_Supplied information_.
** start **
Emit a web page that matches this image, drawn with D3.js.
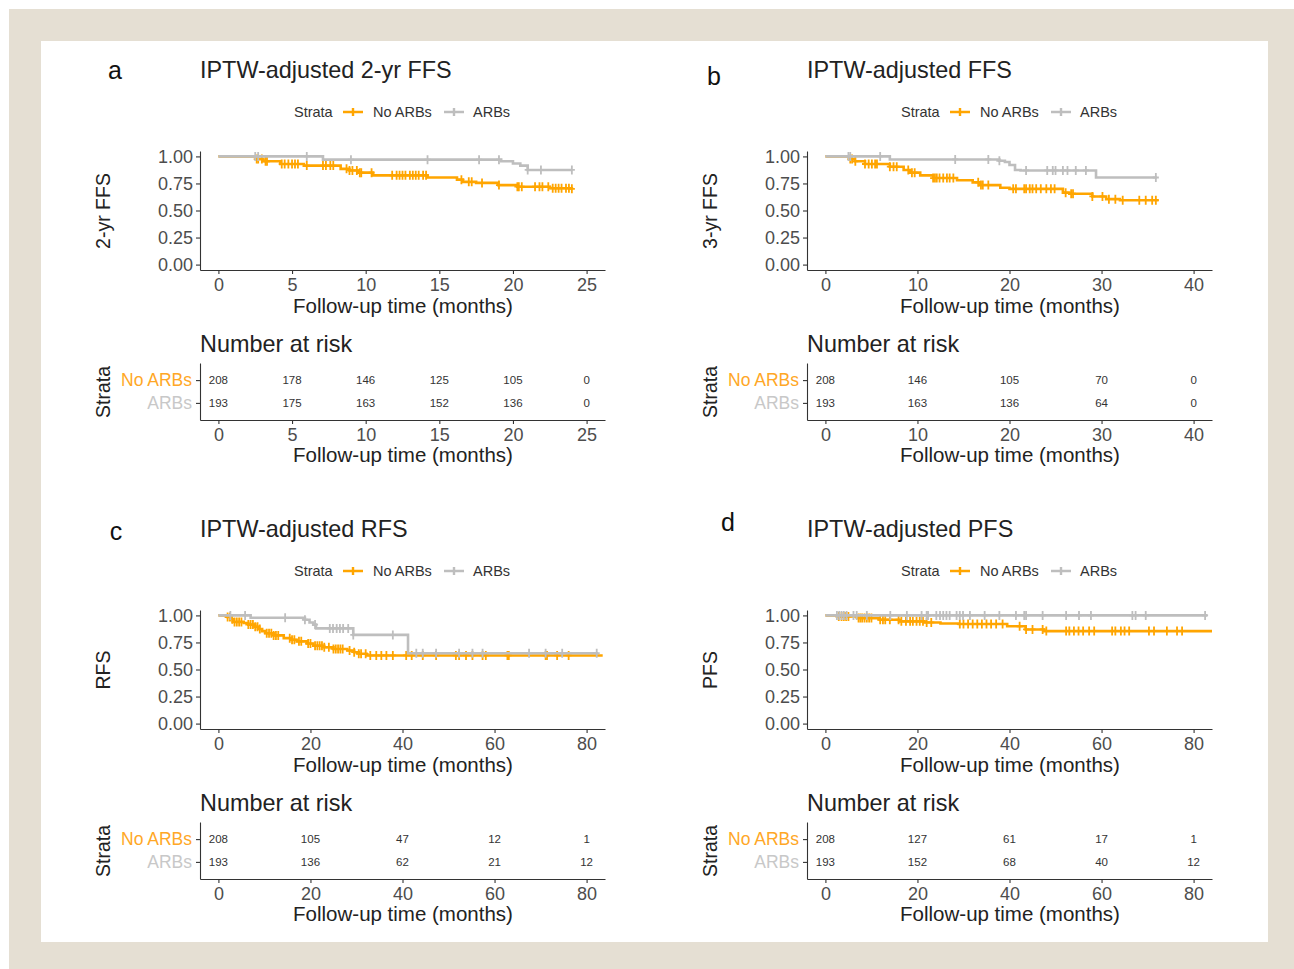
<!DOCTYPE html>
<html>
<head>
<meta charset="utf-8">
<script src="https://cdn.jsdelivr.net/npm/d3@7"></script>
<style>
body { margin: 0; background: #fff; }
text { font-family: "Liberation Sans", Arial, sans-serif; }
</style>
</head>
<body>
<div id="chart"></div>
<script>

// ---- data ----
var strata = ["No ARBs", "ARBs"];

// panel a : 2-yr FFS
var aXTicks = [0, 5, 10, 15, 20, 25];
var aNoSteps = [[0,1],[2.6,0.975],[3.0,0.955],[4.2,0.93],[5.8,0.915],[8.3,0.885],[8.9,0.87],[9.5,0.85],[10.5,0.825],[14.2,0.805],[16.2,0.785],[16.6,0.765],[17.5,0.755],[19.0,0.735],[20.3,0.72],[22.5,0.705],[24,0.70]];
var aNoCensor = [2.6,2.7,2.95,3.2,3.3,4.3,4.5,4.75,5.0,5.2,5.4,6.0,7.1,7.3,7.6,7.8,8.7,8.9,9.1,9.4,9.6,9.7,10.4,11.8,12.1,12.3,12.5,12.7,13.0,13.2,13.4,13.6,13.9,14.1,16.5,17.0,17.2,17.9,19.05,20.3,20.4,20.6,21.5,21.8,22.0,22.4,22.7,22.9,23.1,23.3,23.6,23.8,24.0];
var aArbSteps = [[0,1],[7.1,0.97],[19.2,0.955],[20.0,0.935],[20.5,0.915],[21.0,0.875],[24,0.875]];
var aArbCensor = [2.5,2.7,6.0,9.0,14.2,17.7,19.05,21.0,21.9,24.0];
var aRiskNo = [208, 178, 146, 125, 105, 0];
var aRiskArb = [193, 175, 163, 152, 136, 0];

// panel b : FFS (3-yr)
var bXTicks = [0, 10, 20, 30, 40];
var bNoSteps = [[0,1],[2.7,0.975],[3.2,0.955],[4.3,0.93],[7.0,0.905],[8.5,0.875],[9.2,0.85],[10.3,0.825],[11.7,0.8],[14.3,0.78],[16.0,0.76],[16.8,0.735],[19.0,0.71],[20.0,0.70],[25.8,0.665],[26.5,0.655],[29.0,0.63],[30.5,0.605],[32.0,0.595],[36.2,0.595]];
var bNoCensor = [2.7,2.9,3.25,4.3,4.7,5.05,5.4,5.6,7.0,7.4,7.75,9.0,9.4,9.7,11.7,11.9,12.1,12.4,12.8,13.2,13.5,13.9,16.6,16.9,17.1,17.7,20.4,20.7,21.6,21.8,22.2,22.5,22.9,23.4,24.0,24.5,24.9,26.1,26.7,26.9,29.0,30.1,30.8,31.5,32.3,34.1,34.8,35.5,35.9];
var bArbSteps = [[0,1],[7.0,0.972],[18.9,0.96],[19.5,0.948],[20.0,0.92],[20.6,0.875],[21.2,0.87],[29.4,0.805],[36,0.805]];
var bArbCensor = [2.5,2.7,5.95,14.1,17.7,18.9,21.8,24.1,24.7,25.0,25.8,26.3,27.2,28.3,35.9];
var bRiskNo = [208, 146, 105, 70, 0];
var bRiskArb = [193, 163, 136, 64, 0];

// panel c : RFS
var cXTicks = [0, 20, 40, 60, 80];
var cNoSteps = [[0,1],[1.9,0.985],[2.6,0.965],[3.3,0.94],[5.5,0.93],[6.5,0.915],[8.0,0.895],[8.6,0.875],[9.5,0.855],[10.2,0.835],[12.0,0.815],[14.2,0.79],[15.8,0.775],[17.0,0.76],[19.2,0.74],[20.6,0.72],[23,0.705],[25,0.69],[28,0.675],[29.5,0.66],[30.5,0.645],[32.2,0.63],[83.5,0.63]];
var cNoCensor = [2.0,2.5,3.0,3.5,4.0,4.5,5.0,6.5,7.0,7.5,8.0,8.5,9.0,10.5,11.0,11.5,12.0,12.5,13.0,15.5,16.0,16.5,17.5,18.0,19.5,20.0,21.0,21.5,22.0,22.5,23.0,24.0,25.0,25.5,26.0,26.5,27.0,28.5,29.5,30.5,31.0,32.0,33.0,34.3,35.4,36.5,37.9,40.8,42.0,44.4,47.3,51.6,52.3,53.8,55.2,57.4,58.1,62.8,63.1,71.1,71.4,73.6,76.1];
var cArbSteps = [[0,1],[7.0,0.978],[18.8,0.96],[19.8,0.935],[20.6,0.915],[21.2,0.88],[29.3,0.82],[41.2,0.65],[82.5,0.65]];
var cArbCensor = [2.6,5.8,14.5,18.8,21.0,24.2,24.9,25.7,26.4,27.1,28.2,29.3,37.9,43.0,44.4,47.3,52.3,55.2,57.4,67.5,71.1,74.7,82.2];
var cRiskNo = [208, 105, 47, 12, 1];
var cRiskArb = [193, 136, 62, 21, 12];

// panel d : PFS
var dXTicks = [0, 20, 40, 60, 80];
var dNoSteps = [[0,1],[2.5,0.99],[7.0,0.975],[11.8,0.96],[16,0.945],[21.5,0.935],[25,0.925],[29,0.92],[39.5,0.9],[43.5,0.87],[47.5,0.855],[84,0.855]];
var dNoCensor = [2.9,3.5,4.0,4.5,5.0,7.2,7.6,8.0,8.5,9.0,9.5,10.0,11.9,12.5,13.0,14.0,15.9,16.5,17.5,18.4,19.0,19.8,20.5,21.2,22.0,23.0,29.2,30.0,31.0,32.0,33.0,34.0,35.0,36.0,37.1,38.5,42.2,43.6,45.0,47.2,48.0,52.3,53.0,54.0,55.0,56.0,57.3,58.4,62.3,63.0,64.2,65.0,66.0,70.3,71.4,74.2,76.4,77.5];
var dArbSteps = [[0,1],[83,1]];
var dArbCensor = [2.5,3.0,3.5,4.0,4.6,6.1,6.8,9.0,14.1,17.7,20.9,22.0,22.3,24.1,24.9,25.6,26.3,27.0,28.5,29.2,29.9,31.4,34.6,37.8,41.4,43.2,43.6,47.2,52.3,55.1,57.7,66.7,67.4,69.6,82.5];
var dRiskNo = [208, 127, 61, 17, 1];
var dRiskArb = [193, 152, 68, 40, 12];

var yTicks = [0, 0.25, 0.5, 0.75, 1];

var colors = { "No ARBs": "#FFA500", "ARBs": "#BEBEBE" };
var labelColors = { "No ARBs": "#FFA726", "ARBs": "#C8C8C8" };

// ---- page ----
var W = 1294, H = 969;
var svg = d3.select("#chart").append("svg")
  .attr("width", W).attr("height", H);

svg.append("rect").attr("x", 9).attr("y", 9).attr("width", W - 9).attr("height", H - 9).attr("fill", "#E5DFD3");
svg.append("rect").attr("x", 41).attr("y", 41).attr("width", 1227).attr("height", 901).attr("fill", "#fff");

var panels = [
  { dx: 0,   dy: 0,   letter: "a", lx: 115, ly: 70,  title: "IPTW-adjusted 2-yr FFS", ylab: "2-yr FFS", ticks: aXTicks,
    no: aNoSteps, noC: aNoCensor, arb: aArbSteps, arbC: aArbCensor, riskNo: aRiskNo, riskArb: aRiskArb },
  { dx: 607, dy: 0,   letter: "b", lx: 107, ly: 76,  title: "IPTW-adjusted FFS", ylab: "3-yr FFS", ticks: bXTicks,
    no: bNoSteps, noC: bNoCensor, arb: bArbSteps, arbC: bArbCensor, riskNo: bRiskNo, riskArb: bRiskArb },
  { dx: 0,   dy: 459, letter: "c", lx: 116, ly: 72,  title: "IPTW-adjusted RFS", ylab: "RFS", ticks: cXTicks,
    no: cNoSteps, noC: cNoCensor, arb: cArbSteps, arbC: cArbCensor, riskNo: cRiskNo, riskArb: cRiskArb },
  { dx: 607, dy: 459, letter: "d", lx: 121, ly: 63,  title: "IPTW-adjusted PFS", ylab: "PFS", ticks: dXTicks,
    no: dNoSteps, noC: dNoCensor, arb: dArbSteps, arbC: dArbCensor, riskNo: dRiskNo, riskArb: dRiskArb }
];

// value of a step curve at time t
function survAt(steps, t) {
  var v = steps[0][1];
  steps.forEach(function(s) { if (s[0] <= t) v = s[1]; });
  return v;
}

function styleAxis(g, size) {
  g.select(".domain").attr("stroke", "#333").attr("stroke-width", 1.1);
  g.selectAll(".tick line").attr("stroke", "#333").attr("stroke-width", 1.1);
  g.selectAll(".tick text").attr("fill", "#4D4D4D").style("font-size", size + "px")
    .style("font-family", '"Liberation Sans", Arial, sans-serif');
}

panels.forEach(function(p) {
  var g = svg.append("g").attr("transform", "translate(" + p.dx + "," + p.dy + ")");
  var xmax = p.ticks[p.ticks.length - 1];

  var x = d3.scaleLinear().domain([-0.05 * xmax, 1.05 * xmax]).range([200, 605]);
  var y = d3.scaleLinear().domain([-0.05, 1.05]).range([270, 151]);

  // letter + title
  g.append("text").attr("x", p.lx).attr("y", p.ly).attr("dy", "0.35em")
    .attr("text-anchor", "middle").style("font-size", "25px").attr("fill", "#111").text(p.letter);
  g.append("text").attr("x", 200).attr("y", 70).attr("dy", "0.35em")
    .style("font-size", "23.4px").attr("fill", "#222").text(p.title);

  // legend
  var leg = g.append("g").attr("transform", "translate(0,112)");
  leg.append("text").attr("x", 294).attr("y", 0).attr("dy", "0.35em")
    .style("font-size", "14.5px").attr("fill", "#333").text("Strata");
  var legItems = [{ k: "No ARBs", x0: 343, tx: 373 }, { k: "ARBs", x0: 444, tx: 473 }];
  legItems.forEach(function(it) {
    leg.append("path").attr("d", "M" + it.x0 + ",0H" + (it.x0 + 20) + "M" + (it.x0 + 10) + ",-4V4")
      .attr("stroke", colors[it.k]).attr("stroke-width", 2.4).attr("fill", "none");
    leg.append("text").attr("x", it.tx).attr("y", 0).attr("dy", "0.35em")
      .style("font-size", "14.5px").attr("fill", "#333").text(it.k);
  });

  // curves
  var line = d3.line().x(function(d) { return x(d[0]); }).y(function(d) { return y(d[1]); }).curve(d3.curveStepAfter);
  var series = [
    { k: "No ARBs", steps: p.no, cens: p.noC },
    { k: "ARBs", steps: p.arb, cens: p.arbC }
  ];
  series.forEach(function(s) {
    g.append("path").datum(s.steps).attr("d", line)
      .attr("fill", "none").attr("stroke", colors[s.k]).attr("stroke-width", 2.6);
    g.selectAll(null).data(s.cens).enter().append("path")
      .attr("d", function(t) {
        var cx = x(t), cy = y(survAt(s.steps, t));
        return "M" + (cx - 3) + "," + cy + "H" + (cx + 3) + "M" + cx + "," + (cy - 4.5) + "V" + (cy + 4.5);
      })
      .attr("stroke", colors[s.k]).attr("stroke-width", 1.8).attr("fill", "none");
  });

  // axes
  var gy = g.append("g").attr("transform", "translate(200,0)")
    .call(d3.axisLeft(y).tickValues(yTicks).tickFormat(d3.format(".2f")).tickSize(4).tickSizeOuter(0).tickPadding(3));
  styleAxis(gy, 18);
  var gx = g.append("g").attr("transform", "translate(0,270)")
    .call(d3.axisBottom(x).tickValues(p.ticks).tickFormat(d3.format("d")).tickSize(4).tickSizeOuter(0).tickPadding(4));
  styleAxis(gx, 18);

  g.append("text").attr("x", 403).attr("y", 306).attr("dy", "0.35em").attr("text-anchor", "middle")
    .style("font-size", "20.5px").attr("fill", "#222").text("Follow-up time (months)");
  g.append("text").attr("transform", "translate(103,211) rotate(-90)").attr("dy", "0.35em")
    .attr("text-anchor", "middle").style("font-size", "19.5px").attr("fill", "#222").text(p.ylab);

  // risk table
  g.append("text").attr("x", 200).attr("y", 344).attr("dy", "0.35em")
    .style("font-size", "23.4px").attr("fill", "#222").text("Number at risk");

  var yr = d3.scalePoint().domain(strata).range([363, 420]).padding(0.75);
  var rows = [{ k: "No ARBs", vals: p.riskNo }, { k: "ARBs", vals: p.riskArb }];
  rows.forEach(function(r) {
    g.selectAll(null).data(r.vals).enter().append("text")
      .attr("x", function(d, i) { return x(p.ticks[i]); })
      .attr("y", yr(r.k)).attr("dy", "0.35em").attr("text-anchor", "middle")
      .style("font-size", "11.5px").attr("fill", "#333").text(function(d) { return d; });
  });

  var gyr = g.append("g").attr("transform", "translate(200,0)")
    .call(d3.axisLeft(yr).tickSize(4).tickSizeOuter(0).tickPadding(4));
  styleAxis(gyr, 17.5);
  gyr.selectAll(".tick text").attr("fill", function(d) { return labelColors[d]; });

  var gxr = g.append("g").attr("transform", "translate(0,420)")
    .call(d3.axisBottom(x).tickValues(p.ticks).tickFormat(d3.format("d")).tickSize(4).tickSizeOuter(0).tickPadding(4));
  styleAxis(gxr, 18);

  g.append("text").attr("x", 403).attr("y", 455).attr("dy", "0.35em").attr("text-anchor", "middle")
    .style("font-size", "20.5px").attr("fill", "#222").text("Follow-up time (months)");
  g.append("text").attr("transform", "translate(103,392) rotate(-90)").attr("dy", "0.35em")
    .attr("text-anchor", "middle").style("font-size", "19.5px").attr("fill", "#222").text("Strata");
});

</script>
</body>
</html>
** end **
_Requirement_.
With all pictures left out, please transcribe exactly the lines from the start of the material through the line with "var aRiskArb = [193, 175, 163, 152, 136, 0];".

_Response to this task_.
Emit a web page that matches this image, drawn with D3.js.
<!DOCTYPE html>
<html>
<head>
<meta charset="utf-8">
<script src="https://cdn.jsdelivr.net/npm/d3@7"></script>
<style>
body { margin: 0; background: #fff; }
text { font-family: "Liberation Sans", Arial, sans-serif; }
</style>
</head>
<body>
<div id="chart"></div>
<script>

// ---- data ----
var strata = ["No ARBs", "ARBs"];

// panel a : 2-yr FFS
var aXTicks = [0, 5, 10, 15, 20, 25];
var aNoSteps = [[0,1],[2.6,0.975],[3.0,0.955],[4.2,0.93],[5.8,0.915],[8.3,0.885],[8.9,0.87],[9.5,0.85],[10.5,0.825],[14.2,0.805],[16.2,0.785],[16.6,0.765],[17.5,0.755],[19.0,0.735],[20.3,0.72],[22.5,0.705],[24,0.70]];
var aNoCensor = [2.6,2.7,2.95,3.2,3.3,4.3,4.5,4.75,5.0,5.2,5.4,6.0,7.1,7.3,7.6,7.8,8.7,8.9,9.1,9.4,9.6,9.7,10.4,11.8,12.1,12.3,12.5,12.7,13.0,13.2,13.4,13.6,13.9,14.1,16.5,17.0,17.2,17.9,19.05,20.3,20.4,20.6,21.5,21.8,22.0,22.4,22.7,22.9,23.1,23.3,23.6,23.8,24.0];
var aArbSteps = [[0,1],[7.1,0.97],[19.2,0.955],[20.0,0.935],[20.5,0.915],[21.0,0.875],[24,0.875]];
var aArbCensor = [2.5,2.7,6.0,9.0,14.2,17.7,19.05,21.0,21.9,24.0];
var aRiskNo = [208, 178, 146, 125, 105, 0];
var aRiskArb = [193, 175, 163, 152, 136, 0];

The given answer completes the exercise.